So much from Dallas Willard, I know. But this stuff is so rich. Every time I read a new section, it baffles me. Does it speak to you, too?
“The effects of condemnation remain the same. It remains a stinging attack, a shocking assault upon the one condemned. And it often grows into shame. Shame seems to be the most widespread and deepest among the very people who take rightness and goodness most seriously. It is a dimension of condemnation that reaches into the deepest level of our souls…
If our counterattack is unacceptable to ourselves…it may be shoved beneath the surface and will then come out in the many forms of behavior that look like something else, for example, perfectionism, procrastination, rejection of authority, or passive/aggressive tendencies such as the constant aborting of success… For condemnation brings anger in return, and anger will attack. And this attack can be and often is turned against oneself by the amazing chemistry of the mind…

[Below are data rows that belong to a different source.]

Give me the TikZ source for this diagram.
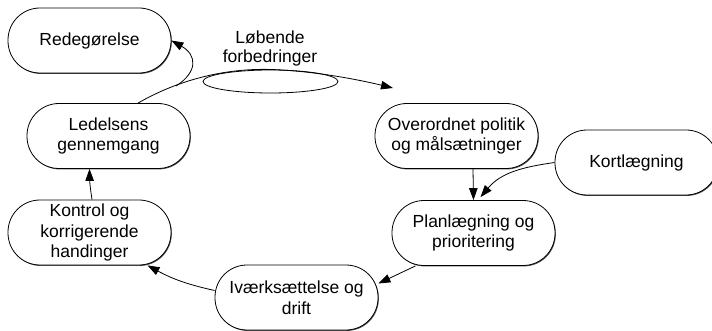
\documentclass[tikz,border=0pt]{standalone}
\usepackage{fontspec}
\setmainfont{Liberation Sans}
\usetikzlibrary{arrows.meta,shadows,shapes.geometric}
\begin{document}
\begin{tikzpicture}[x=1pt,y=-1pt,
  box/.style={draw, line width=0.8pt, rounded corners=32pt, minimum width=163pt,
    minimum height=65pt, align=center, inner sep=0pt, fill=white,
    font=\fontsize{17.5}{20.5}\selectfont,
    drop shadow={shadow xshift=0.8pt, shadow yshift=-0.9pt, fill=black!70, opacity=1}},
  conn/.style={line width=0.8pt, -{Triangle[length=12pt,width=8.5pt]}},
  lbl/.style={align=center, inner sep=0pt, font=\fontsize{17.5}{19}\selectfont}]
\useasboundingbox (0,0) rectangle (712,331);
\node[box] (rede) at (89.5,40.5) {Redegørelse};
\node[box] (led) at (108.5,136) {Ledelsens\\gennemgang};
\node[box] (ov) at (456.5,136) {Overordnet politik\\og målsætninger};
\node[box] (kort) at (636.5,162.5) {Kortlægning};
\node[box] (plan) at (473.5,233) {Planlægning og\\prioritering};
\node[box] (iv) at (296.5,297.5) {Iværksættelse og\\drift};
\node[box] (kon) at (89.5,232.5) {Kontrol og\\korrigerende\\handinger};
\node[draw, ellipse, line width=0.8pt, minimum width=135pt, minimum height=23pt, inner sep=0pt] (ell) at (270.5,81.5) {};
\node[lbl] (lab) at (270,48) {Løbende\\forbedringer};
\coordinate (ovtip) at (393,88);
\coordinate (br) at (176,86);
\draw[conn] ([xshift=29.5pt]led.north) .. controls (178,80) and (225,68) .. (271,69.5)
  .. controls (315,71) and (360,80) .. (ovtip);
\draw[conn] (br) .. controls (198,72) and (197,55) .. (rede.east);
\draw[conn] ([xshift=16.5pt]ov.south) -- (plan.north);
\draw[conn] (kort.west) to[out=188,in=50] ([xshift=7pt,yshift=3pt]plan.north);
\draw[conn] ([xshift=-58pt]plan.south) -- ([yshift=14pt]iv.east);
\draw[conn] ([yshift=7pt]iv.west) to[bend left=8] ([xshift=58pt]kon.south);
\draw[conn] ([xshift=2.5pt]kon.north) to[bend left=4] ([xshift=-19pt]led.south);
\end{tikzpicture}
\end{document}
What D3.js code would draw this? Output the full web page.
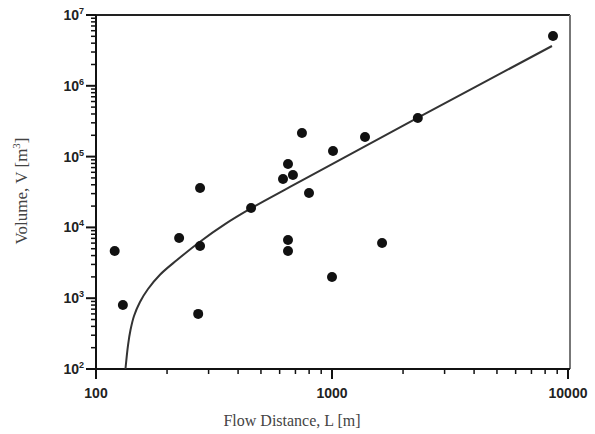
<!DOCTYPE html>
<html lang="en">
<head>
<meta charset="UTF-8" />
<title>Volume vs flow distance</title>
<script src="https://cdn.jsdelivr.net/npm/d3@7"></script>
<style>
  body { margin: 0; background: #fff; }
  .tick-label { font-family: "Liberation Sans", Arial, sans-serif; font-weight: bold; fill: #222; }
  .axis-title { font-family: "Liberation Serif", "Times New Roman", serif; fill: #444; }
</style>
</head>
<body>
<svg width="595" height="434"></svg>
<script>
// observed lava flows: distance L [m], volume V [m^3]
const flowDistance = [120, 130, 225, 276, 276, 271, 454, 620, 651, 683, 746, 799, 651, 651, 1010, 1000, 1380, 1630, 2310, 8640];
const flowVolume = [4640, 800, 7080, 36000, 5460, 600, 18800, 48300, 78600, 55000, 215000, 30600, 6640, 4640, 120000, 1990, 189000, 6020, 351000, 5050000];

// fitted curve
const fitL = [133.3, 136.7, 140, 144.9, 153.6, 166.1, 186.7, 220.4, 275.9, 352.2, 449.3, 663.7, 1010, 2292, 8553];
const fitV = [100, 218, 355, 561, 884, 1349, 2147, 3464, 6281, 11100, 18200, 37210, 79620, 348600, 3649000];

const xTicks = [100, 1000, 10000];
const yTicks = [1e2, 1e3, 1e4, 1e5, 1e6, 1e7];

const svg = d3.select("svg");
const mLeft = 96, mRight = 570, mTop = 15, mBottom = 369;

const x = d3.scaleLog().domain([100, 10000]).range([mLeft, mRight - 2]);
const y = d3.scaleLog().domain([100, 1e7]).range([mBottom, mTop]);

// minor ticks: 2..9 in every decade
const minorX = [], minorY = [];
for (let d = 100; d < 10000; d *= 10) for (let k = 2; k < 10; k++) minorX.push(d * k);
for (let d = 100; d < 1e7; d *= 10) for (let k = 2; k < 10; k++) minorY.push(d * k);

// frame (top and right)
svg.append("line").attr("x1", mLeft).attr("x2", mRight).attr("y1", mTop).attr("y2", mTop)
  .attr("stroke", "#222").attr("stroke-width", 2);
svg.append("line").attr("x1", mRight).attr("x2", mRight).attr("y1", mTop).attr("y2", mBottom)
  .attr("stroke", "#777").attr("stroke-width", 2);

// x axis
const gx = svg.append("g");
gx.append("line").attr("x1", mLeft - 10).attr("x2", mRight).attr("y1", mBottom).attr("y2", mBottom)
  .attr("stroke", "#111").attr("stroke-width", 2);
gx.selectAll(".minor").data(minorX).join("line")
  .attr("x1", d => x(d)).attr("x2", d => x(d)).attr("y1", mBottom).attr("y2", mBottom + 5)
  .attr("stroke", "#111").attr("stroke-width", 1.5);
gx.selectAll(".major").data(xTicks).join("line")
  .attr("x1", d => x(d)).attr("x2", d => x(d)).attr("y1", mBottom).attr("y2", mBottom + 10)
  .attr("stroke", "#111").attr("stroke-width", 2);
gx.selectAll("text").data(xTicks).join("text")
  .attr("class", "tick-label")
  .attr("x", d => x(d)).attr("y", mBottom + 29)
  .attr("text-anchor", "middle").attr("font-size", 14)
  .text(d => d);

// y axis
const gy = svg.append("g");
gy.append("line").attr("x1", mLeft).attr("x2", mLeft).attr("y1", mTop).attr("y2", mBottom + 10)
  .attr("stroke", "#111").attr("stroke-width", 2);
gy.selectAll(".minor").data(minorY).join("line")
  .attr("x1", mLeft - 5).attr("x2", mLeft).attr("y1", d => y(d)).attr("y2", d => y(d))
  .attr("stroke", "#111").attr("stroke-width", 1.5);
gy.selectAll(".major").data(yTicks).join("line")
  .attr("x1", mLeft - 10).attr("x2", mLeft).attr("y1", d => y(d)).attr("y2", d => y(d))
  .attr("stroke", "#111").attr("stroke-width", 2);
const yl = gy.selectAll("text").data(yTicks).join("text")
  .attr("class", "tick-label")
  .attr("x", mLeft - 12).attr("y", d => y(d) + 5)
  .attr("text-anchor", "end").attr("font-size", 14);
yl.append("tspan").text("10");
yl.append("tspan").attr("dy", -6).attr("font-size", 9).text(d => Math.round(Math.log10(d)));

// fitted curve
const fit = fitL.map((l, i) => [l, fitV[i]]);
svg.append("path")
  .datum(fit)
  .attr("fill", "none").attr("stroke", "#333").attr("stroke-width", 2)
  .attr("d", d3.line().x(d => x(d[0])).y(d => y(d[1])).curve(d3.curveCatmullRom.alpha(0.5)));

// data points
const pts = flowDistance.map((l, i) => [l, flowVolume[i]]);
svg.append("g").selectAll("circle").data(pts).join("circle")
  .attr("cx", d => x(d[0])).attr("cy", d => y(d[1])).attr("r", 5)
  .attr("fill", "#111");

// axis titles
svg.append("text").attr("class", "axis-title")
  .attr("x", 292).attr("y", 426).attr("text-anchor", "middle").attr("font-size", 16)
  .text("Flow Distance, L [m]");

const yt = svg.append("text").attr("class", "axis-title")
  .attr("transform", "translate(27,191) rotate(-90)")
  .attr("text-anchor", "middle").attr("font-size", 17);
yt.append("tspan").text("Volume, V [m");
yt.append("tspan").attr("dy", -7).attr("font-size", 11).text("3");
yt.append("tspan").attr("dy", 7).text("]");
</script>
</body>
</html>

‘Why do you concentrate on the little speck in your brother’s eye, but do not take into consideration the board in your own eye?’ (Matt. 7:3)
Condemnation is the board in our eye. Jesus knows that the mere fact that we are condemning someone shows our heart does not have the kingdom rightness he has been talking about. Condemnation, especially with its usual accompaniments of anger and contempt and self-righteousness, blinds us to the reality of the other person. We cannot ‘see clearly’ how to assist our brother, because we cannot see our brother. And we will never know how to truly help him until we have grown into the kind of person who does not condemn. Period.
But some are troubled with giving up ‘judging’ because of another sense of the word that marks an absolutely central aspect of life, one that Jesus is in no way suggesting we omit. The term krino, a form of which Jesus uses here in Matthew 7, has as its primary meanings ‘to separate, make a distinction between, exercise judgment upon,’ ‘to estimate or appraise.’
For example, a dentist may examine a patient’s teeth and say, ‘I see you have not been brushing regularly. Your gums are receding, and there is a cavity over on this right lower side.’ When he does this, he is indeed judging the condition of the patient’s teeth and gums and practice of dental hygiene. He is discerning, seeing and saying what it is.
We do not have to – we cannot – surrender the valid practice of distinguishing and discerning how things are in order to avoid condemning others. We can, however, train ourselves to hold people responsible and discuss their failures with them – and even assign them penalties, if we are, for example, in some position over them – without attacking their worth as human beings or marking them as rejects. A practiced spirit of intelligent agape will make this possible.”
A Divine Conspiracy, pgs. 222, 223, 224, 225
Oh my word. Soul searching is necessary. And thank you, God, that I can think of several examples in my life who discern without condemning. Make me one of them.